### SET TASK
Reproduce the listing below word for word, with no pictures.

━━━ DATA SHOWN ━━━

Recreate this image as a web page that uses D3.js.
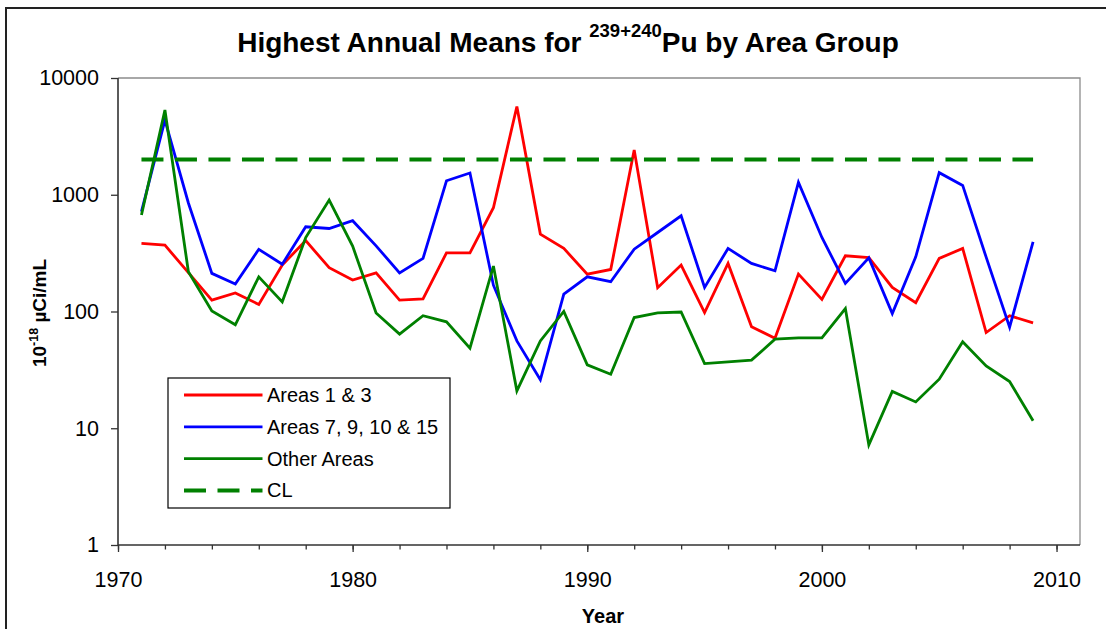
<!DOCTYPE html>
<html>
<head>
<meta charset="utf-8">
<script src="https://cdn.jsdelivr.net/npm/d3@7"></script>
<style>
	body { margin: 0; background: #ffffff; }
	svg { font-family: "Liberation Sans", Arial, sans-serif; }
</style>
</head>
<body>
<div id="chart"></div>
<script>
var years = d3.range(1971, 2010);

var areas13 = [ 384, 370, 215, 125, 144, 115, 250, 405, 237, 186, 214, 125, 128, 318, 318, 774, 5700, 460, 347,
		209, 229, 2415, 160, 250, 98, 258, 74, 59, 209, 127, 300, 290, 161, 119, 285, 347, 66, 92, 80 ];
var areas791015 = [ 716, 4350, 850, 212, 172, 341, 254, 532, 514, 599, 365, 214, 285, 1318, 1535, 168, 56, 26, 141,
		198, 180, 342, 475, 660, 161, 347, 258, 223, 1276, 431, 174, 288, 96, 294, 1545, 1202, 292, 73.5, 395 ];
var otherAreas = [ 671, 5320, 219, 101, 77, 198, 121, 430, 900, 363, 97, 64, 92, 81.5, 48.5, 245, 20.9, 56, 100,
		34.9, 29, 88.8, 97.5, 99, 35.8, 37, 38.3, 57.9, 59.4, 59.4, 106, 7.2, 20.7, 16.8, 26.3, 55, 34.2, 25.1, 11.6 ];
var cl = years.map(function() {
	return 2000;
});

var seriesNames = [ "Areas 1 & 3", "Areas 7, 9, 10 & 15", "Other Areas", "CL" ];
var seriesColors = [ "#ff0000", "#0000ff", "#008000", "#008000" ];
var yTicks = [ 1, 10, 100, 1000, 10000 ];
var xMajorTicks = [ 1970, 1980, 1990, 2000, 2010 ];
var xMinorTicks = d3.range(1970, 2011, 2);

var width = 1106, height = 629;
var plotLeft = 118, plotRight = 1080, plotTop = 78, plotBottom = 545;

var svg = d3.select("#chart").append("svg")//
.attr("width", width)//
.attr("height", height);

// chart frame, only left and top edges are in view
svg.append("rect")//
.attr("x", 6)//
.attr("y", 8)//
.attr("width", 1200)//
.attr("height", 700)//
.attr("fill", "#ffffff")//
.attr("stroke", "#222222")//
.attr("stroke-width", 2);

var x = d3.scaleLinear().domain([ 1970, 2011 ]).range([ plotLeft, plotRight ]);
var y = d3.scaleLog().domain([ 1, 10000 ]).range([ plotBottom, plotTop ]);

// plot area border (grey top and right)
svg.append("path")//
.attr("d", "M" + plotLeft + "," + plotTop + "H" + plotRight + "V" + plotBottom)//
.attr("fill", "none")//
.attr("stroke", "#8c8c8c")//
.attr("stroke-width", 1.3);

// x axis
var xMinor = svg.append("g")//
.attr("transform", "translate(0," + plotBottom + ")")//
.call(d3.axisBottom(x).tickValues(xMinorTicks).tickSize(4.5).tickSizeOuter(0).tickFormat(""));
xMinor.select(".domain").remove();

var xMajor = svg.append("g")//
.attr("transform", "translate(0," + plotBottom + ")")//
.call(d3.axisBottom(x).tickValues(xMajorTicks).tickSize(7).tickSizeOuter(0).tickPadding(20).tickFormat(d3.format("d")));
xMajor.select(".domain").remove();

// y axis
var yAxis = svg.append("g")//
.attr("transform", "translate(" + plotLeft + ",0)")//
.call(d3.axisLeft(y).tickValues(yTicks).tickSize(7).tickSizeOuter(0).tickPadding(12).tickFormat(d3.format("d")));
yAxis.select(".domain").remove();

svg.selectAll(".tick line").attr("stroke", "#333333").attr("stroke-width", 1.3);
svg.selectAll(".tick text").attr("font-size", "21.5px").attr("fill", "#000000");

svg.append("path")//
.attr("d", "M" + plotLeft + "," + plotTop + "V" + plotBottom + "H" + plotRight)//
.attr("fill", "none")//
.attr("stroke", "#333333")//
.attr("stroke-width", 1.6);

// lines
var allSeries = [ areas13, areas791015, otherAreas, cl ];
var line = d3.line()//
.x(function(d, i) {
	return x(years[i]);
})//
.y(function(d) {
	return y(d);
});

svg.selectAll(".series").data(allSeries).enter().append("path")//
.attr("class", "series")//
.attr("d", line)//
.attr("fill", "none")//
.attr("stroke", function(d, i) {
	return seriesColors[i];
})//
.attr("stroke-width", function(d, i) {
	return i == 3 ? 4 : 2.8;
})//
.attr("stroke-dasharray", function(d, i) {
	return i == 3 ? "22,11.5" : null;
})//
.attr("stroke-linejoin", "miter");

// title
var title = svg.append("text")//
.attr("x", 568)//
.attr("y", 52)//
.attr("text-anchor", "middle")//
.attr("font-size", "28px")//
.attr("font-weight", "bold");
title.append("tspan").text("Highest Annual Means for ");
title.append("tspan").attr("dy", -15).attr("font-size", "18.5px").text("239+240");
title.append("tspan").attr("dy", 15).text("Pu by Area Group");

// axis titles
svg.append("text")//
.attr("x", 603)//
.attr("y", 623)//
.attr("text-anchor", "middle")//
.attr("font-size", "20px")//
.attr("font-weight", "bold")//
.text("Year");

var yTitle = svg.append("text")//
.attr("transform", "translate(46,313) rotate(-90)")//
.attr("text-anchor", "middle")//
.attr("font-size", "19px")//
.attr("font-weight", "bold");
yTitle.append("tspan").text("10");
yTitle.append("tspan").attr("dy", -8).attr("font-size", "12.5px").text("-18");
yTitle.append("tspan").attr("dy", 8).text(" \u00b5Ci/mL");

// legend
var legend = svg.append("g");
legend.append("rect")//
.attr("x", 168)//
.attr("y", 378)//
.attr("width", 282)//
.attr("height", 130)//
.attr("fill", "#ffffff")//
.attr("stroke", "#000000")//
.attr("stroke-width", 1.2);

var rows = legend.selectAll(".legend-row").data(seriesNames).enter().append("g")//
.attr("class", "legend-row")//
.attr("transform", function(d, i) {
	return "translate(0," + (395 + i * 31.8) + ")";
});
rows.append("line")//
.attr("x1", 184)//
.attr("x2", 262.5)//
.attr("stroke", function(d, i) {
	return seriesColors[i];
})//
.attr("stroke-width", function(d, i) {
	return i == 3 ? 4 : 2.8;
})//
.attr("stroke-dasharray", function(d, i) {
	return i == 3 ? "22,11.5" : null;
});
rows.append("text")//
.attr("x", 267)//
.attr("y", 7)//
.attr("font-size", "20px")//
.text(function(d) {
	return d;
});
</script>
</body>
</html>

━━━

### ANSWER TO THIS EXERCISE
Recreate this image as a web page that uses D3.js.
<!DOCTYPE html>
<html>
<head>
<meta charset="utf-8">
<script src="https://cdn.jsdelivr.net/npm/d3@7"></script>
<style>
	body { margin: 0; background: #ffffff; }
	svg { font-family: "Liberation Sans", Arial, sans-serif; }
</style>
</head>
<body>
<div id="chart"></div>
<script>
var years = d3.range(1971, 2010);

var areas13 = [ 384, 370, 215, 125, 144, 115, 250, 405, 237, 186, 214, 125, 128, 318, 318, 774, 5700, 460, 347,
		209, 229, 2415, 160, 250, 98, 258, 74, 59, 209, 127, 300, 290, 161, 119, 285, 347, 66, 92, 80 ];
var areas791015 = [ 716, 4350, 850, 212, 172, 341, 254, 532, 514, 599, 365, 214, 285, 1318, 1535, 168, 56, 26, 141,
		198, 180, 342, 475, 660, 161, 347, 258, 223, 1276, 431, 174, 288, 96, 294, 1545, 1202, 292, 73.5, 395 ];
var otherAreas = [ 671, 5320, 219, 101, 77, 198, 121, 430, 900, 363, 97, 64, 92, 81.5, 48.5, 245, 20.9, 56, 100,
		34.9, 29, 88.8, 97.5, 99, 35.8, 37, 38.3, 57.9, 59.4, 59.4, 106, 7.2, 20.7, 16.8, 26.3, 55, 34.2, 25.1, 11.6 ];
var cl = years.map(function() {
	return 2000;
});

var seriesNames = [ "Areas 1 & 3", "Areas 7, 9, 10 & 15", "Other Areas", "CL" ];
var seriesColors = [ "#ff0000", "#0000ff", "#008000", "#008000" ];
var yTicks = [ 1, 10, 100, 1000, 10000 ];
var xMajorTicks = [ 1970, 1980, 1990, 2000, 2010 ];
var xMinorTicks = d3.range(1970, 2011, 2);

var width = 1106, height = 629;
var plotLeft = 118, plotRight = 1080, plotTop = 78, plotBottom = 545;

var svg = d3.select("#chart").append("svg")//
.attr("width", width)//
.attr("height", height);

// chart frame, only left and top edges are in view
svg.append("rect")//
.attr("x", 6)//
.attr("y", 8)//
.attr("width", 1200)//
.attr("height", 700)//
.attr("fill", "#ffffff")//
.attr("stroke", "#222222")//
.attr("stroke-width", 2);

var x = d3.scaleLinear().domain([ 1970, 2011 ]).range([ plotLeft, plotRight ]);
var y = d3.scaleLog().domain([ 1, 10000 ]).range([ plotBottom, plotTop ]);

// plot area border (grey top and right)
svg.append("path")//
.attr("d", "M" + plotLeft + "," + plotTop + "H" + plotRight + "V" + plotBottom)//
.attr("fill", "none")//
.attr("stroke", "#8c8c8c")//
.attr("stroke-width", 1.3);

// x axis
var xMinor = svg.append("g")//
.attr("transform", "translate(0," + plotBottom + ")")//
.call(d3.axisBottom(x).tickValues(xMinorTicks).tickSize(4.5).tickSizeOuter(0).tickFormat(""));
xMinor.select(".domain").remove();

var xMajor = svg.append("g")//
.attr("transform", "translate(0," + plotBottom + ")")//
.call(d3.axisBottom(x).tickValues(xMajorTicks).tickSize(7).tickSizeOuter(0).tickPadding(20).tickFormat(d3.format("d")));
xMajor.select(".domain").remove();

// y axis
var yAxis = svg.append("g")//
.attr("transform", "translate(" + plotLeft + ",0)")//
.call(d3.axisLeft(y).tickValues(yTicks).tickSize(7).tickSizeOuter(0).tickPadding(12).tickFormat(d3.format("d")));
yAxis.select(".domain").remove();

svg.selectAll(".tick line").attr("stroke", "#333333").attr("stroke-width", 1.3);
svg.selectAll(".tick text").attr("font-size", "21.5px").attr("fill", "#000000");

svg.append("path")//
.attr("d", "M" + plotLeft + "," + plotTop + "V" + plotBottom + "H" + plotRight)//
.attr("fill", "none")//
.attr("stroke", "#333333")//
.attr("stroke-width", 1.6);

// lines
var allSeries = [ areas13, areas791015, otherAreas, cl ];
var line = d3.line()//
.x(function(d, i) {
	return x(years[i]);
})//
.y(function(d) {
	return y(d);
});

svg.selectAll(".series").data(allSeries).enter().append("path")//
.attr("class", "series")//
.attr("d", line)//
.attr("fill", "none")//
.attr("stroke", function(d, i) {
	return seriesColors[i];
})//
.attr("stroke-width", function(d, i) {
	return i == 3 ? 4 : 2.8;
})//
.attr("stroke-dasharray", function(d, i) {
	return i == 3 ? "22,11.5" : null;
})//
.attr("stroke-linejoin", "miter");

// title
var title = svg.append("text")//
.attr("x", 568)//
.attr("y", 52)//
.attr("text-anchor", "middle")//
.attr("font-size", "28px")//
.attr("font-weight", "bold");
title.append("tspan").text("Highest Annual Means for ");
title.append("tspan").attr("dy", -15).attr("font-size", "18.5px").text("239+240");
title.append("tspan").attr("dy", 15).text("Pu by Area Group");

// axis titles
svg.append("text")//
.attr("x", 603)//
.attr("y", 623)//
.attr("text-anchor", "middle")//
.attr("font-size", "20px")//
.attr("font-weight", "bold")//
.text("Year");

var yTitle = svg.append("text")//
.attr("transform", "translate(46,313) rotate(-90)")//
.attr("text-anchor", "middle")//
.attr("font-size", "19px")//
.attr("font-weight", "bold");
yTitle.append("tspan").text("10");
yTitle.append("tspan").attr("dy", -8).attr("font-size", "12.5px").text("-18");
yTitle.append("tspan").attr("dy", 8).text(" \u00b5Ci/mL");

// legend
var legend = svg.append("g");
legend.append("rect")//
.attr("x", 168)//
.attr("y", 378)//
.attr("width", 282)//
.attr("height", 130)//
.attr("fill", "#ffffff")//
.attr("stroke", "#000000")//
.attr("stroke-width", 1.2);

var rows = legend.selectAll(".legend-row").data(seriesNames).enter().append("g")//
.attr("class", "legend-row")//
.attr("transform", function(d, i) {
	return "translate(0," + (395 + i * 31.8) + ")";
});
rows.append("line")//
.attr("x1", 184)//
.attr("x2", 262.5)//
.attr("stroke", function(d, i) {
	return seriesColors[i];
})//
.attr("stroke-width", function(d, i) {
	return i == 3 ? 4 : 2.8;
})//
.attr("stroke-dasharray", function(d, i) {
	return i == 3 ? "22,11.5" : null;
});
rows.append("text")//
.attr("x", 267)//
.attr("y", 7)//
.attr("font-size", "20px")//
.text(function(d) {
	return d;
});
</script>
</body>
</html>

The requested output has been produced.